5. October Tide – Tunnel of No Light (Pulverised)
Though the band has alternated through various members (including Katatonia’s Jonas Renske on vocals for their Rain Without End debut) the current line-up (now with Alexander Högbom on vocals) is a fitting transformation for October Tide. I applaud Högbom for his harsh yet clearly enunciated lyrics and give regards to Fredrik Norrman for sustaining the band since 1994. Tunnel of No Light represents October Tide not only by where they have come with their work, but what they have become as band in 2013.
6. Satyricon – Satyricon (Nuclear Blast Entertainment)
Norwegian black metal mystics Satyricon have gradually shifted their focus album by album over the years, and since their last release in 2008, we’ve been wondering what Satyr and Frost would come up with next. It is interesting that Satyricon never released a self-titled work until their eighth full-length album, but even twenty-one years after their first demo, they are still just as astounding. As with previous records, Satyricon stuns with strongly spirited vocals, both in growls and the rarely heard clean vocals.
7. Rotting Christ – kατά τον δαίμονα εαυτού/Kata Ton Daimona Eaytoy (Season of Mist)
Greek extreme metal icons Rotting Christ have released their eleventh-full length album since founding in 1987, rendering them not only as initiators of the black metal genre but also as devoted disciples.
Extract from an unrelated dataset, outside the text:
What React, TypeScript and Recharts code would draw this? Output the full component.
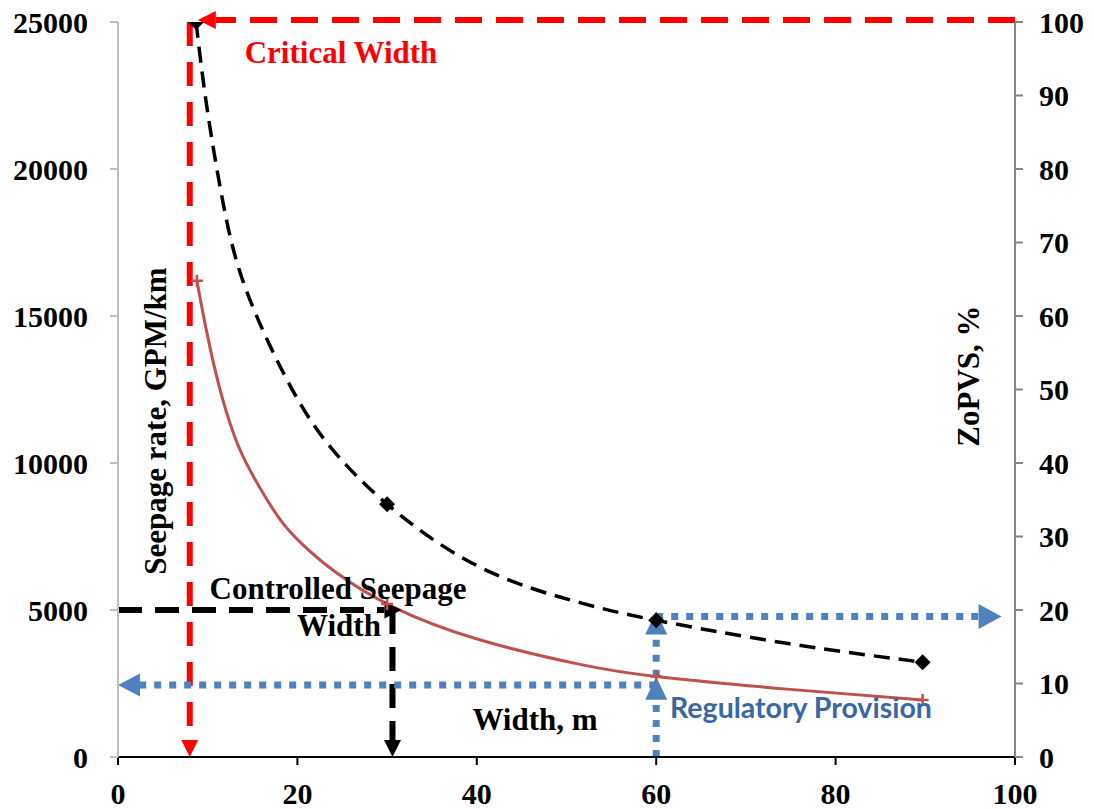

Kata Ton Daimona Eaytoy has an extraordinarily eclectic pattern both musically and stylistically with an array of instrumentation supplemented by bagpipes, horns, piano, choral verses, and even a female vocalist on the prominent “Cine Iubeste Si Lasa.” The lyrics throughout the album alternates between languages; sometimes in English, while in other phrases Romanian, Spanish, Italian, Russian, or naturally Greek. Rotting Christ didn’t just record an album, they fabricated a work of art.
8. Inferno – Omniabsence Filled by His Greatness (Agonia)
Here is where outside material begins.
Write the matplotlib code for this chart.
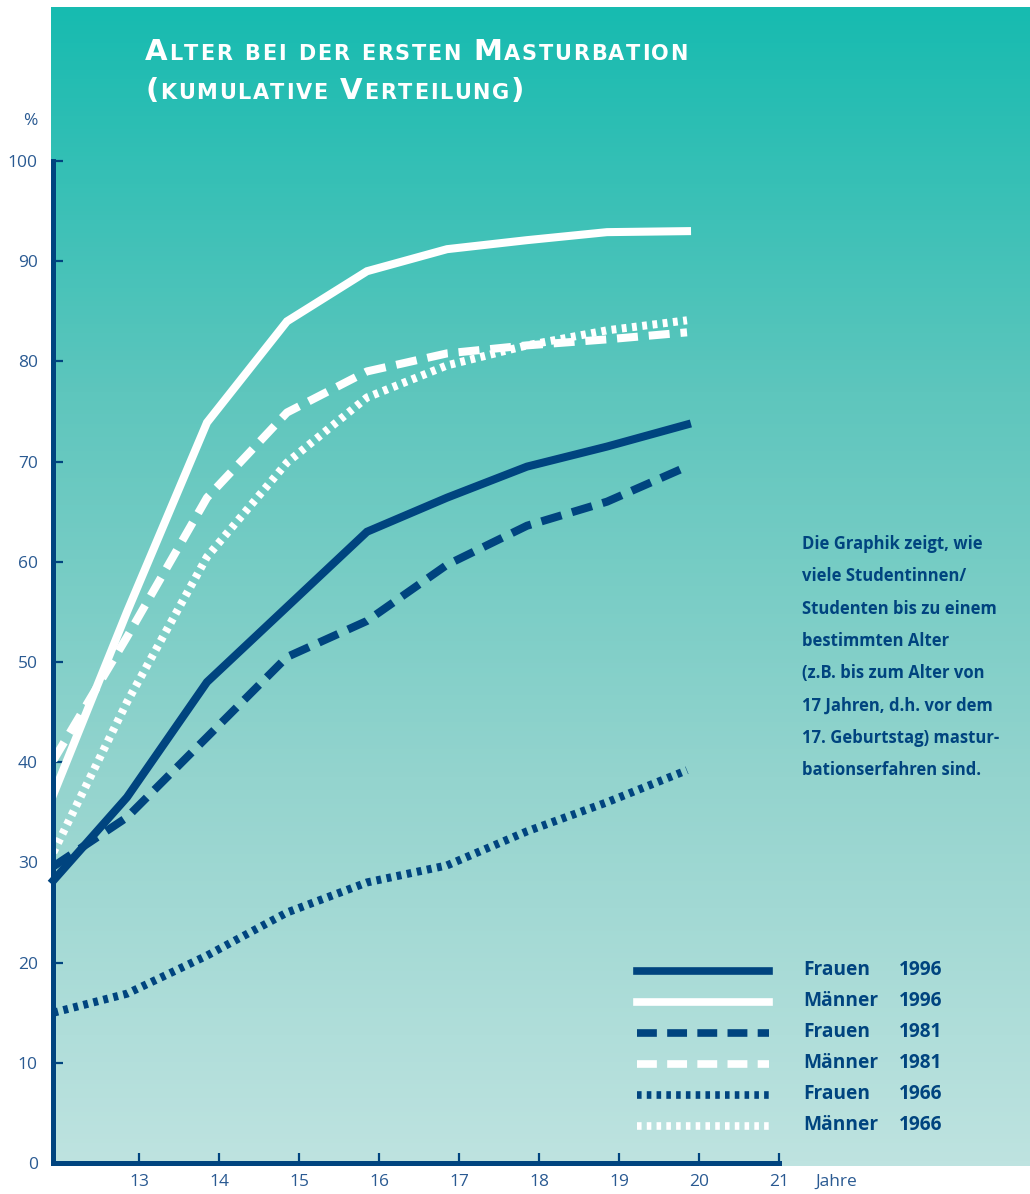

Out of the albums I’ve reviewed so far, this remains to be one of my favorites. Czech black metallers Inferno have an incredibly vintage, yet well-defined sound, fervently presented in their recent work. In short, Omniabsence Filled by His Greatness is all-around sonorous, dynamic, ominous, and remarkably raw. Much like their other albums, it is concerted in motifs such as Slavic history, Satanism, Wicca, death, and other symbols Inferno integrates strongly but meticulously.
9. Cult of Luna – Vertikal (Density)
After seeing Cult of Luna open for Katatonia last August, I grew fonder of their music than ever. More than often, concerts are what accumulate fans, and their live performance is what captivated me. Cult of Luna’s second to newest album Vertikal yields their celestial moods, oscillating instrumentals, and hardcore to intoned vocals. With fusions of atmospheric, progressive, post, experimental, and hardcore metal, Cult of Luna’s Vertikal, and the subsequent Vertikal II also released in 2013, are expressive innovations of their music.
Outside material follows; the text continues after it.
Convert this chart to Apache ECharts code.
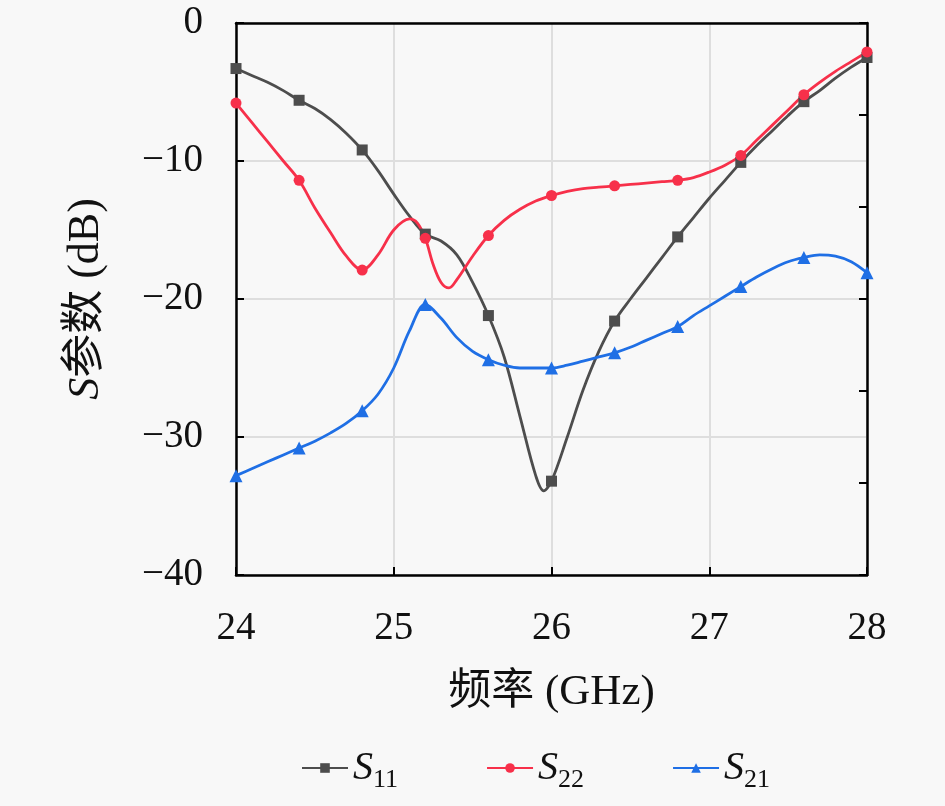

10. Lustre – A Spark of Times Old (De Tenebrarum Principio)
A Spark of Times Old is not a single; it is twenty unabridged minutes of wavering tones and creeping vibrations in solitary unity. Deliberate tempos in a melancholy atmosphere shape a somberly remote nature deepened by the faintly disembodied howls of Nachtzeit, the one-man-band behind Lustre. Although three new records were released this year, A Spark of Times Old is especially remarkable. It is the third longest piece Lustre has ever composed, yet the lyrics are but a poetic quatrain moving in iambic pentameter: “Amidst the embers, a spark of times of old. Where rivers run, phantoms drift, veiled in mist. Among the ashes, a tale of night and cold. A past long gone, with powers to persist.” This EP is serenely depressive and meditatively embracing, most recommended for isolated listening.